::: Dataset :::

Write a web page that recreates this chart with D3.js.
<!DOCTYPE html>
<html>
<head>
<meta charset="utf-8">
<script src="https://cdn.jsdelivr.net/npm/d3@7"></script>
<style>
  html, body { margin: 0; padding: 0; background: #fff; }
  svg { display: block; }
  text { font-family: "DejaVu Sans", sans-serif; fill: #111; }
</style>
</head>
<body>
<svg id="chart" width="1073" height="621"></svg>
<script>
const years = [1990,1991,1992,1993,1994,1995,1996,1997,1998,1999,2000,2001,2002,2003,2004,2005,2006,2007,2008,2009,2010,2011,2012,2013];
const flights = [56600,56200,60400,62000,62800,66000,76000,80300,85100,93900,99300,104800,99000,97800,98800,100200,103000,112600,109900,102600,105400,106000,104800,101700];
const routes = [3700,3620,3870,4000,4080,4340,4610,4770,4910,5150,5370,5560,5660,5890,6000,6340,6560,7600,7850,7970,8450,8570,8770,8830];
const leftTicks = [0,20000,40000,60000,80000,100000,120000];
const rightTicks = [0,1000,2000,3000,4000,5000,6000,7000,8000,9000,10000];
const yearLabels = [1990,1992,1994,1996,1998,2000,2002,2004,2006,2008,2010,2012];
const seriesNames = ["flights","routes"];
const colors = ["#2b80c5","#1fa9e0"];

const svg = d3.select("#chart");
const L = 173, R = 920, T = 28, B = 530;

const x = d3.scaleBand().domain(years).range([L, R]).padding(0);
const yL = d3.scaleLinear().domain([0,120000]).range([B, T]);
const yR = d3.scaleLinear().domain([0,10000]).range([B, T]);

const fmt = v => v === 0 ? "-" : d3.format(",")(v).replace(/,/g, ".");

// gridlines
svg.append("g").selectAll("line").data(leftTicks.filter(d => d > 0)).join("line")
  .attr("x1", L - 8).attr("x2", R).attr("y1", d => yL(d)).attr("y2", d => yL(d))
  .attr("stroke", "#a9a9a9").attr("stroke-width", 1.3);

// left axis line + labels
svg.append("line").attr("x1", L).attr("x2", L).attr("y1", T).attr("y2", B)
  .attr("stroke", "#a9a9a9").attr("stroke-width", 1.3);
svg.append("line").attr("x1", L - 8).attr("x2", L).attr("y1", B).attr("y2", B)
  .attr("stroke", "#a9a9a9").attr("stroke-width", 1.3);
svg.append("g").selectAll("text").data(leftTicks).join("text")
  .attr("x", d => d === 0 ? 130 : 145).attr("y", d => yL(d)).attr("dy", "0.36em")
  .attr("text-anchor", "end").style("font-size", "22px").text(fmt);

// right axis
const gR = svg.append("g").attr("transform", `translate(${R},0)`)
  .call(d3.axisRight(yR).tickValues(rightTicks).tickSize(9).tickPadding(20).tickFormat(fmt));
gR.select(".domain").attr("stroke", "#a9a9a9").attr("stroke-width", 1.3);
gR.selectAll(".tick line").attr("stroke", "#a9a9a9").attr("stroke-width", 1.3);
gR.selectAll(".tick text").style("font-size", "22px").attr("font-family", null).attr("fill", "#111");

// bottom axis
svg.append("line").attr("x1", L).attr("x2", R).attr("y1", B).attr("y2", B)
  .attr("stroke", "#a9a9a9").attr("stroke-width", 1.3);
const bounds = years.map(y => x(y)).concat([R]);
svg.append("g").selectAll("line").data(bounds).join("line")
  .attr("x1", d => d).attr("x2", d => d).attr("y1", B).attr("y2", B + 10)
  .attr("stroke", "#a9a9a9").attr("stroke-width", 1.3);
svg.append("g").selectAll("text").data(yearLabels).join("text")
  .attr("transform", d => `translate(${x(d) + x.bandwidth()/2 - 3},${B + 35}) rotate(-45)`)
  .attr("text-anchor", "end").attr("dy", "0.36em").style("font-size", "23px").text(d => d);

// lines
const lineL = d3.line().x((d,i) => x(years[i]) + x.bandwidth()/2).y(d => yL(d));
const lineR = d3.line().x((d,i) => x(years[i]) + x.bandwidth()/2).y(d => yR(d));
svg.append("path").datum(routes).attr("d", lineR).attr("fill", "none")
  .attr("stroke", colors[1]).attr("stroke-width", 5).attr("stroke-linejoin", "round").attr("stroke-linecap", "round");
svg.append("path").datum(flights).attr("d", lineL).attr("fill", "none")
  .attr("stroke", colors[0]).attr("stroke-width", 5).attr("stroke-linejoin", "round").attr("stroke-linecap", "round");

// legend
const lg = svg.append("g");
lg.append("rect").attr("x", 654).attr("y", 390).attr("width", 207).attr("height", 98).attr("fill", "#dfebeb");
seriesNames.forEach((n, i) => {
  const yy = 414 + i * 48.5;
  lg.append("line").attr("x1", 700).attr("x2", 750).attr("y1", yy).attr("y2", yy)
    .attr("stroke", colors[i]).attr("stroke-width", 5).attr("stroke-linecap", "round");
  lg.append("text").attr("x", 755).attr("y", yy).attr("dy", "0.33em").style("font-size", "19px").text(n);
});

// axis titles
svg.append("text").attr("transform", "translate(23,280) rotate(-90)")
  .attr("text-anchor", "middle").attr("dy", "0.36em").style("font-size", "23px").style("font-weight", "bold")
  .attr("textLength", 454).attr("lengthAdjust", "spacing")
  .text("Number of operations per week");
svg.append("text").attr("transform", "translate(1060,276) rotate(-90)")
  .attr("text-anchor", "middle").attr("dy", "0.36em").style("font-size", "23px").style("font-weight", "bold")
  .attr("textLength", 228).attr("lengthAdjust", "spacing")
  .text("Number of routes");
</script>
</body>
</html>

:::
::: Dataset :::

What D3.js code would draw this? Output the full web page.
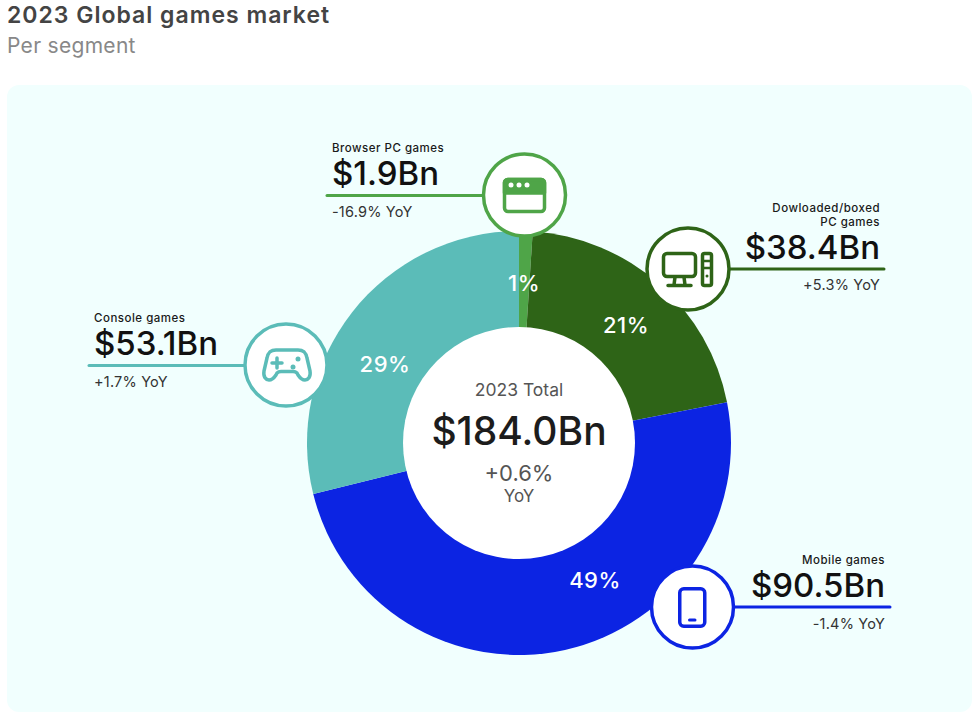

:::

What you should do:
Copy out all lines above that include the string "chart".

Solution to the problem:
Write a web page that recreates this chart with D3.js.
<svg id="chart" width="1073" height="621"></svg>
const svg = d3.select("#chart");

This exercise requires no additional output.